The resulting deluge of snowmelt pushed Lake Powell, on the Utah-Arizona border, to its highest level in a decade and added more than 50 feet to Lake Mead, returning the nation's largest man-made reservoir to where it was in the spring of 2006.

The amount of water in Lake Powell determines how much water Lake Mead receives in a given year.

Until last year's boost, Mead was one dry winter away from an unprecedented federal shortage declaration that would have forced Nevada and Arizona to reduce the amount of water they draw from the river.

Such a shortage declaration also would trigger a final vote by the Southern Nevada Water Authority board over whether to start construction of an expensive and controversial pipeline network to tap groundwater across rural eastern Nevada.

According to the National Oceanic and Atmospheric Administration, last month ranked as the warmest March in the lower 48 states since people started keeping track of such things in 1895.

In Colorado, it was the driest March on record.

"Now all we need is a dust storm and a plague of locusts and we'll be all set," joked J.C. Davis, spokesman for the water authority.

He said the sudden change in fortune on the Colorado reinforces the importance of current and future projects aimed at securing the community's water supply.

As conditions at Lake Mead improved over the past year, some questioned why the authority is spending $800 million to build a new intake pipe to draw water from the deepest part of the reservoir. But with the lake now "riding the string back down the yo-yo," J.C Davis said, that project looks as important as ever.

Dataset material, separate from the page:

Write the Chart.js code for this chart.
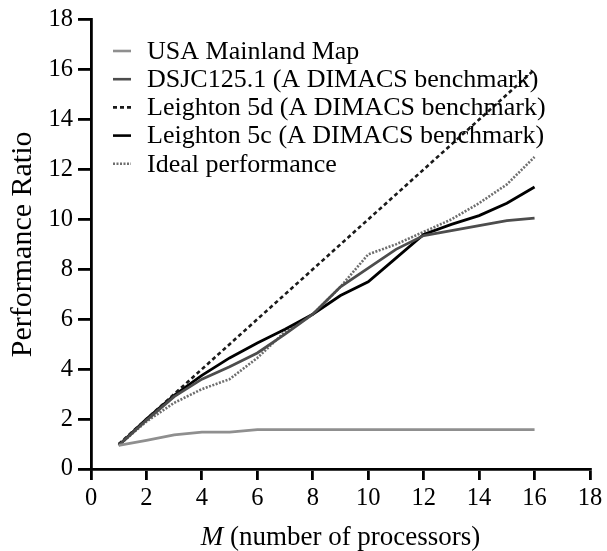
<!DOCTYPE html>
<html>
<head>
<meta charset="utf-8">
<script src="https://cdn.jsdelivr.net/npm/chart.js@4/dist/chart.umd.min.js"></script>
<style>
  html, body { margin: 0; padding: 0; background: #fff; }
  #wrap { width: 607px; height: 551px; position: relative; }
</style>
</head>
<body>
<div id="wrap"><canvas id="c" width="607" height="551"></canvas></div>
<script>
// ---- data ----
const processors  = [1, 2, 3, 4, 5, 6, 7, 8, 9, 10, 11, 12, 13, 14, 15, 16];
const usaMainland = [0.95, 1.15, 1.37, 1.48, 1.48, 1.58, 1.58, 1.58, 1.58, 1.58, 1.58, 1.58, 1.58, 1.58, 1.58, 1.58];
const dsjc125     = [0.95, 1.95, 2.9, 3.6, 4.1, 4.65, 5.4, 6.2, 7.3, 8.05, 8.8, 9.35, 9.55, 9.75, 9.95, 10.05];
const leighton5d  = [1, 2, 3, 4, 5, 6, 7, 8, 9, 10, 11, 12, 13, 14, 15, 16];
const leighton5c  = [0.95, 2.0, 2.95, 3.75, 4.45, 5.05, 5.6, 6.2, 6.95, 7.5, 8.45, 9.4, 9.8, 10.15, 10.65, 11.3];
const idealPerf   = [0.95, 1.9, 2.65, 3.2, 3.6, 4.45, 5.5, 6.2, 7.3, 8.6, 9.0, 9.5, 10.0, 10.65, 11.4, 12.5];
const seriesNames = ['USA Mainland Map', 'DSJC125.1 (A DIMACS benchmark)', 'Leighton 5d (A DIMACS benchmark)', 'Leighton 5c (A DIMACS benchmark)', 'Ideal performance'];
const xTitleItalic = 'M';
const xTitleRest = ' (number of processors)';
const yTitle = 'Performance Ratio';

const FONT = "'Liberation Serif', 'Times New Roman', serif";
const pts = arr => processors.map((p, i) => ({ x: p, y: arr[i] }));

const datasets = [
  { label: seriesNames[0], data: pts(usaMainland), borderColor: '#8f8f8f', borderWidth: 2.8, borderDash: [] },
  { label: seriesNames[1], data: pts(dsjc125),     borderColor: '#4d4d4d', borderWidth: 2.8, borderDash: [] },
  { label: seriesNames[2], data: pts(leighton5d),  borderColor: '#1a1a1a', borderWidth: 2.6, borderDash: [4, 3] },
  { label: seriesNames[3], data: pts(leighton5c),  borderColor: '#000000', borderWidth: 2.8, borderDash: [] },
  { label: seriesNames[4], data: pts(idealPerf),   borderColor: '#6e6e6e', borderWidth: 2.6, borderDash: [2, 1.5] }
].map(d => Object.assign(d, { pointRadius: 0, tension: 0, fill: false }));

const legendPlugin = {
  id: 'innerLegend',
  afterDraw(chart) {
    const ctx = chart.ctx;
    ctx.save();
    ctx.font = `26px ${FONT}`;
    ctx.textBaseline = 'middle';
    ctx.fillStyle = '#000';
    const y0 = 51, dy = 28.2;
    chart.data.datasets.forEach((ds, i) => {
      const y = y0 + i * dy;
      ctx.strokeStyle = ds.borderColor;
      ctx.lineWidth = 2.6;
      ctx.setLineDash(ds.borderDash || []);
      ctx.beginPath();
      ctx.moveTo(113, y);
      ctx.lineTo(131, y);
      ctx.stroke();
      ctx.setLineDash([]);
      ctx.fillText(ds.label, 147, y + 1);
    });
    ctx.restore();
  }
};

const titlePlugin = {
  id: 'axisTitles',
  afterDraw(chart) {
    const ctx = chart.ctx;
    const ca = chart.chartArea;
    ctx.save();
    ctx.fillStyle = '#000';
    ctx.textBaseline = 'alphabetic';
    const fItal = `italic 27px ${FONT}`;
    const fNorm = `27px ${FONT}`;
    ctx.font = fItal; const w1 = ctx.measureText(xTitleItalic).width;
    ctx.font = fNorm; const w2 = ctx.measureText(xTitleRest).width;
    const cx = (ca.left + ca.right) / 2;
    let x = cx - (w1 + w2) / 2;
    const yb = 545;
    ctx.font = fItal; ctx.fillText(xTitleItalic, x, yb);
    ctx.font = fNorm; ctx.fillText(xTitleRest, x + w1, yb);
    // y title
    ctx.font = `30px ${FONT}`;
    ctx.translate(23, (ca.top + ca.bottom) / 2);
    ctx.rotate(-Math.PI / 2);
    ctx.textAlign = 'center';
    ctx.textBaseline = 'middle';
    ctx.fillText(yTitle, 0, 0);
    ctx.restore();
  }
};

new Chart(document.getElementById('c'), {
  type: 'line',
  data: { datasets },
  options: {
    responsive: false,
    animation: false,
    layout: { padding: { top: 16, right: 17, left: 0, bottom: 0 } },
    plugins: { legend: { display: false }, tooltip: { enabled: false } },
    scales: {
      x: {
        type: 'linear', min: 0, max: 18,
        ticks: { stepSize: 2, color: '#000', font: { family: FONT, size: 24.5 }, padding: 4, maxRotation: 0 },
        grid: { drawOnChartArea: false, drawTicks: true, tickLength: 11, color: '#000', lineWidth: 2.8 },
        border: { display: true, color: '#000', width: 2.8 },
        afterFit(s) { s.height = 82; }
      },
      y: {
        type: 'linear', min: 0, max: 18,
        ticks: { stepSize: 2, color: '#000', font: { family: FONT, size: 24.5 }, padding: 5 },
        grid: { drawOnChartArea: false, drawTicks: true, tickLength: 13, color: '#000', lineWidth: 2.8 },
        border: { display: true, color: '#000', width: 2.8 },
        afterFit(s) { s.width = 91; }
      }
    }
  },
  plugins: [legendPlugin, titlePlugin]
});
</script>
</body>
</html>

So does the proposed pipeline to rural Nevada, which authority officials call a water-supply safety net but critics have labeled as a needless and destructive waste of money.

The multibillion-dollar project is still undergoing a federal environmental review and faces a host of legal challenges. Then the authority will have to find some way to pay for it.

J.C. Davis said the bleak outlook for the Colorado River all but guarantees that Lake Mead won't be getting any extra water from Lake Powell for at least the next two years.

And because farms and cities from Wyoming to Mexico are entitled to take more water than the famously fickle Colorado actually provides, Lake Mead will continue shrink toward shortage without more extremely wet winters like the one that filled the river to overflowing just one year ago.

As reclamation's Rose Davis put it, "We need to do some more snow dances."